When negotiating contracts when selling or buying a property, there will be some specific provisions with regard to dental transactions that only arise in this sector. That is one of the most important reasons why you must use an experienced solicitor. Here, we take a look at these specific provisions so you can be better informed about what they are and what they cover.
After all enquiries are complete, the buyer and seller move onto drafting the SPA – Sale and Purchase Agreement. This is the primary contractual document which transfers the assets and business of a partnership or sole trade, or the whole issued share capital for a dental corporate body from the seller to the buyer.
Typically, the solicitor for the buyer drafts the Sale and Purchase Agreement, but if funding is being obtained for the purchase via an acquisition loan then the lender is also involved in reviewing and negotiating the provisions.
What’s An SPA?
A Sale and Purchase Agreement outlines precisely what a buyer gets and the amount they’re paying for it. It also details the obligations and rights of both parties with respect to the business’s transfer and the transfer of its assets.
Furthermore, warranties are outlined in the SPA. Warranties are promises that either the buyer or the seller makes to the other party. For example, the seller may warrant that no disputes or claims are being pursued currently against their practice.
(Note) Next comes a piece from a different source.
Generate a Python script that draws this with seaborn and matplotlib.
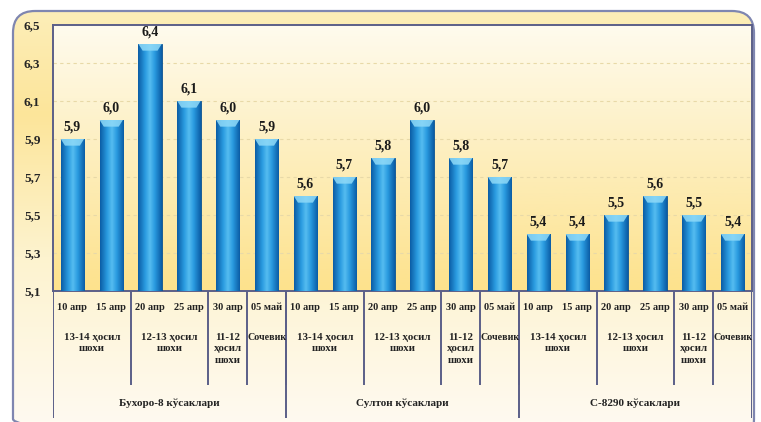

Within the SPA there are also specific provisions that are only found in transactions regarding dental practices.
What Do The Specific Provisions Cover?
The specific provisions that relate only to dental transactions in an SPA include:
- The performance of any work that is currently in progress
- Apportionment of costs and pre-payments, for example, laboratory fees and BSA payments
- Units of Dental Activity (UDA) underperformance
- NHS clawback
- Transfers of private capitation schemes
- Remedies for any patient complaint for treatment that was carried out by the practice before completion and that has proven to be defective
What Should The Contract Contain?
Contracts for purchasing or selling a dentists’ practice may require all or some of these clauses:
- A clause that makes it clear that the agreement will only complete if the NHS contract is transferred
- A clause that makes it clear whether information about the business is being relied on
- A clause that provides for a portion of the sale price to be retained in case there is a change to the circumstances that are prevailing when the sale completes within a certain timeframe, perhaps because of a partly transferred NHS contract or an NHS clawback
- A seller indemnity that protects a buyer from having to take on liability for NHS clawbacks
- Arrangements that allow the business to continue operating following the sale completion in the seller’s name on the buyer’s behalf until the name of the buyer has been put on the CQC’s registration list.
- Restrictions placed on a seller regarding poaching patients and staff after completion of the sale from the dental practice.